Quote all lines below exactly. Images stay out.

╭─ DATASET EXCERPT

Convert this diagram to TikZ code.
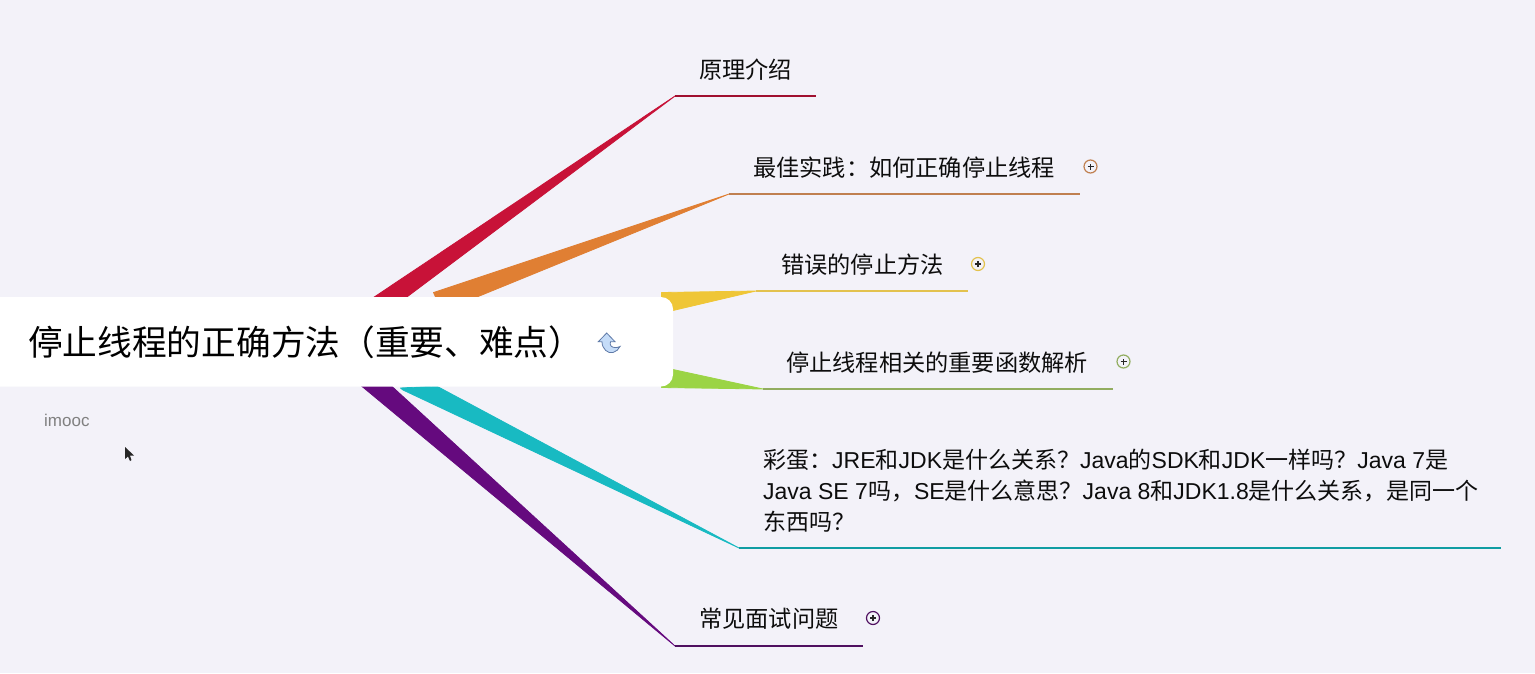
\documentclass[tikz,border=0pt]{standalone}
\usepackage{fontspec}
\setmainfont{Liberation Sans}
\newfontfamily\cjk{Noto Sans CJK SC}
\definecolor{bgc}{HTML}{F3F2F9}
\definecolor{branchRed}{HTML}{C81238}
\definecolor{lineRed}{HTML}{A01030}
\definecolor{branchOrange}{HTML}{E07F33}
\definecolor{lineOrange}{HTML}{C08050}
\definecolor{branchYellow}{HTML}{EFC637}
\definecolor{lineYellow}{HTML}{E3C24E}
\definecolor{branchGreen}{HTML}{9BD445}
\definecolor{lineGreen}{HTML}{92AD60}
\definecolor{branchTeal}{HTML}{18BAC2}
\definecolor{lineTeal}{HTML}{0F9DA3}
\definecolor{branchPurple}{HTML}{650A7E}
\definecolor{linePurple}{HTML}{4F1060}
\definecolor{iconFill}{HTML}{C5DCF8}
\definecolor{iconLine}{HTML}{5F7AA8}
\tikzset{
  x=1pt,y=-1pt,
  lbl/.style={anchor=west,inner sep=0pt,font=\cjk\fontsize{23.2}{23}\selectfont,text=black!95},
  uline/.style={line width=2pt},
  branch/.style={fill=#1,draw=#1,line width=.8pt,line join=round},
  plus/.style={circle,draw=#1,line width=1.2pt,fill=bgc,minimum size=13pt,inner sep=0pt},
}
\newcommand{\plusmark}[3]{%
  \node[plus=#3] (#1) at (#2) {};
  \draw[line width=1.4pt,black!85] ([xshift=-3pt]#1.center) -- ([xshift=3pt]#1.center);
  \draw[line width=1.4pt,black!85] ([yshift=-3pt]#1.center) -- ([yshift=3pt]#1.center);
}
\begin{document}
\begin{tikzpicture}
\useasboundingbox (0,0) rectangle (1535,673);
\fill[bgc] (0,0) rectangle (1535,673);
% tips and line ends
\coordinate (redT) at (675,96);  \coordinate (redE) at (816,96);
\coordinate (oraT) at (729,194); \coordinate (oraE) at (1080,194);
\coordinate (yelT) at (756,291); \coordinate (yelE) at (968,291);
\coordinate (greT) at (763,389); \coordinate (greE) at (1113,389);
\coordinate (teaT) at (739,548); \coordinate (teaE) at (1501,548);
\coordinate (purT) at (675,646); \coordinate (purE) at (863,646);
% tapered branches
\path[branch=branchRed] (373.5,297.5) -- (redT) -- (405.5,298) -- cycle;
\path[branch=branchOrange] (433.5,292.5) -- (oraT) -- (474.5,298) -- (436,298) -- cycle;
\path[branch=branchYellow] (661.5,292.5) -- (yelT) -- (673,310.5) -- (661.5,297) -- cycle;
\path[branch=branchGreen] (661.5,387.5) -- (greT) -- (673,369.5) -- (661.5,384) -- cycle;
\path[branch=branchTeal] (400.5,388) -- (403,390) -- (teaT) -- (436.5,386) -- cycle;
\path[branch=branchPurple] (361.5,386) -- (purT) -- (391.5,386) -- cycle;
% underlines
\draw[uline,lineRed]    (redT) -- (redE);
\draw[uline,lineOrange] (oraT) -- (oraE);
\draw[uline,lineYellow] (yelT) -- (yelE);
\draw[uline,lineGreen]  (greT) -- (greE);
\draw[uline,lineTeal]   (teaT) -- (teaE);
\draw[uline,linePurple] (purT) -- (purE);
% central topic
\fill[white,rounded corners=12pt] (-20,297) rectangle (673,386.5);
\node[anchor=west,inner sep=0pt,font=\cjk\fontsize{34.7}{35}\selectfont,text=black] (root) at (28,342) {停止线程的正确方法（重要、难点）};
% return icon
\filldraw[draw=iconLine,line width=.8pt,fill=iconFill]
  (606.7,333) -- (598.3,341.7) -- (602,341.7) .. controls (602,349) and (608,354) .. (613,352.5)
  .. controls (616,351.5) and (619,349.5) .. (620,346.5)
  .. controls (617,348) and (613,348) .. (611,346)
  .. controls (610,345) and (610,343) .. (610.5,341.7) -- (615,341.7) -- cycle;
% labels
\node[lbl] (n1) at (699,69.5)  {原理介绍};
\node[lbl] (n2) at (753,167.5) {最佳实践：如何正确停止线程};
\node[lbl] (n3) at (781,264.5) {错误的停止方法};
\node[lbl] (n4) at (786,362.5) {停止线程相关的重要函数解析};
\node[lbl] (n6) at (699,619)   {常见面试问题};
\node[anchor=north west,inner sep=0pt,align=left,font=\fontsize{23}{31}\selectfont,text=black!95] (n5) at (763,449)
 {{\cjk 彩蛋：}JRE{\cjk 和}JDK{\cjk 是什么关系？}Java{\cjk 的}SDK{\cjk 和}JDK{\cjk 一样吗？}Java 7{\cjk 是}\\
  Java SE 7{\cjk 吗，}SE{\cjk 是什么意思？}Java 8{\cjk 和}JDK1.8{\cjk 是什么关系，是同一个}\\
  {\cjk 东西吗？}};
% expand marks
\plusmark{p2}{1090.5,166.5}{lineOrange}
\plusmark{p3}{978,264}{lineYellow}
\plusmark{p4}{1123.5,361.5}{lineGreen}
\plusmark{p6}{873,618}{linePurple}
% caption and pointer
\node[anchor=west,inner sep=0pt,font=\fontsize{17}{17}\selectfont,text=black!50] (cap) at (44,420.5) {imooc};
\fill[black!85] (125,447) -- (125,459) -- (128,456.5) -- (130,461) -- (131.5,460) -- (130,455.5) -- (134,455.5) -- cycle;
\end{tikzpicture}
\end{document}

╰─

[COMPLETED TASK]:
Convert this diagram to TikZ code.
\documentclass[tikz,border=0pt]{standalone}
\usepackage{fontspec}
\setmainfont{Liberation Sans}
\newfontfamily\cjk{Noto Sans CJK SC}
\definecolor{bgc}{HTML}{F3F2F9}
\definecolor{branchRed}{HTML}{C81238}
\definecolor{lineRed}{HTML}{A01030}
\definecolor{branchOrange}{HTML}{E07F33}
\definecolor{lineOrange}{HTML}{C08050}
\definecolor{branchYellow}{HTML}{EFC637}
\definecolor{lineYellow}{HTML}{E3C24E}
\definecolor{branchGreen}{HTML}{9BD445}
\definecolor{lineGreen}{HTML}{92AD60}
\definecolor{branchTeal}{HTML}{18BAC2}
\definecolor{lineTeal}{HTML}{0F9DA3}
\definecolor{branchPurple}{HTML}{650A7E}
\definecolor{linePurple}{HTML}{4F1060}
\definecolor{iconFill}{HTML}{C5DCF8}
\definecolor{iconLine}{HTML}{5F7AA8}
\tikzset{
  x=1pt,y=-1pt,
  lbl/.style={anchor=west,inner sep=0pt,font=\cjk\fontsize{23.2}{23}\selectfont,text=black!95},
  uline/.style={line width=2pt},
  branch/.style={fill=#1,draw=#1,line width=.8pt,line join=round},
  plus/.style={circle,draw=#1,line width=1.2pt,fill=bgc,minimum size=13pt,inner sep=0pt},
}
\newcommand{\plusmark}[3]{%
  \node[plus=#3] (#1) at (#2) {};
  \draw[line width=1.4pt,black!85] ([xshift=-3pt]#1.center) -- ([xshift=3pt]#1.center);
  \draw[line width=1.4pt,black!85] ([yshift=-3pt]#1.center) -- ([yshift=3pt]#1.center);
}
\begin{document}
\begin{tikzpicture}
\useasboundingbox (0,0) rectangle (1535,673);
\fill[bgc] (0,0) rectangle (1535,673);
% tips and line ends
\coordinate (redT) at (675,96);  \coordinate (redE) at (816,96);
\coordinate (oraT) at (729,194); \coordinate (oraE) at (1080,194);
\coordinate (yelT) at (756,291); \coordinate (yelE) at (968,291);
\coordinate (greT) at (763,389); \coordinate (greE) at (1113,389);
\coordinate (teaT) at (739,548); \coordinate (teaE) at (1501,548);
\coordinate (purT) at (675,646); \coordinate (purE) at (863,646);
% tapered branches
\path[branch=branchRed] (373.5,297.5) -- (redT) -- (405.5,298) -- cycle;
\path[branch=branchOrange] (433.5,292.5) -- (oraT) -- (474.5,298) -- (436,298) -- cycle;
\path[branch=branchYellow] (661.5,292.5) -- (yelT) -- (673,310.5) -- (661.5,297) -- cycle;
\path[branch=branchGreen] (661.5,387.5) -- (greT) -- (673,369.5) -- (661.5,384) -- cycle;
\path[branch=branchTeal] (400.5,388) -- (403,390) -- (teaT) -- (436.5,386) -- cycle;
\path[branch=branchPurple] (361.5,386) -- (purT) -- (391.5,386) -- cycle;
% underlines
\draw[uline,lineRed]    (redT) -- (redE);
\draw[uline,lineOrange] (oraT) -- (oraE);
\draw[uline,lineYellow] (yelT) -- (yelE);
\draw[uline,lineGreen]  (greT) -- (greE);
\draw[uline,lineTeal]   (teaT) -- (teaE);
\draw[uline,linePurple] (purT) -- (purE);
% central topic
\fill[white,rounded corners=12pt] (-20,297) rectangle (673,386.5);
\node[anchor=west,inner sep=0pt,font=\cjk\fontsize{34.7}{35}\selectfont,text=black] (root) at (28,342) {停止线程的正确方法（重要、难点）};
% return icon
\filldraw[draw=iconLine,line width=.8pt,fill=iconFill]
  (606.7,333) -- (598.3,341.7) -- (602,341.7) .. controls (602,349) and (608,354) .. (613,352.5)
  .. controls (616,351.5) and (619,349.5) .. (620,346.5)
  .. controls (617,348) and (613,348) .. (611,346)
  .. controls (610,345) and (610,343) .. (610.5,341.7) -- (615,341.7) -- cycle;
% labels
\node[lbl] (n1) at (699,69.5)  {原理介绍};
\node[lbl] (n2) at (753,167.5) {最佳实践：如何正确停止线程};
\node[lbl] (n3) at (781,264.5) {错误的停止方法};
\node[lbl] (n4) at (786,362.5) {停止线程相关的重要函数解析};
\node[lbl] (n6) at (699,619)   {常见面试问题};
\node[anchor=north west,inner sep=0pt,align=left,font=\fontsize{23}{31}\selectfont,text=black!95] (n5) at (763,449)
 {{\cjk 彩蛋：}JRE{\cjk 和}JDK{\cjk 是什么关系？}Java{\cjk 的}SDK{\cjk 和}JDK{\cjk 一样吗？}Java 7{\cjk 是}\\
  Java SE 7{\cjk 吗，}SE{\cjk 是什么意思？}Java 8{\cjk 和}JDK1.8{\cjk 是什么关系，是同一个}\\
  {\cjk 东西吗？}};
% expand marks
\plusmark{p2}{1090.5,166.5}{lineOrange}
\plusmark{p3}{978,264}{lineYellow}
\plusmark{p4}{1123.5,361.5}{lineGreen}
\plusmark{p6}{873,618}{linePurple}
% caption and pointer
\node[anchor=west,inner sep=0pt,font=\fontsize{17}{17}\selectfont,text=black!50] (cap) at (44,420.5) {imooc};
\fill[black!85] (125,447) -- (125,459) -- (128,456.5) -- (130,461) -- (131.5,460) -- (130,455.5) -- (134,455.5) -- cycle;
\end{tikzpicture}
\end{document}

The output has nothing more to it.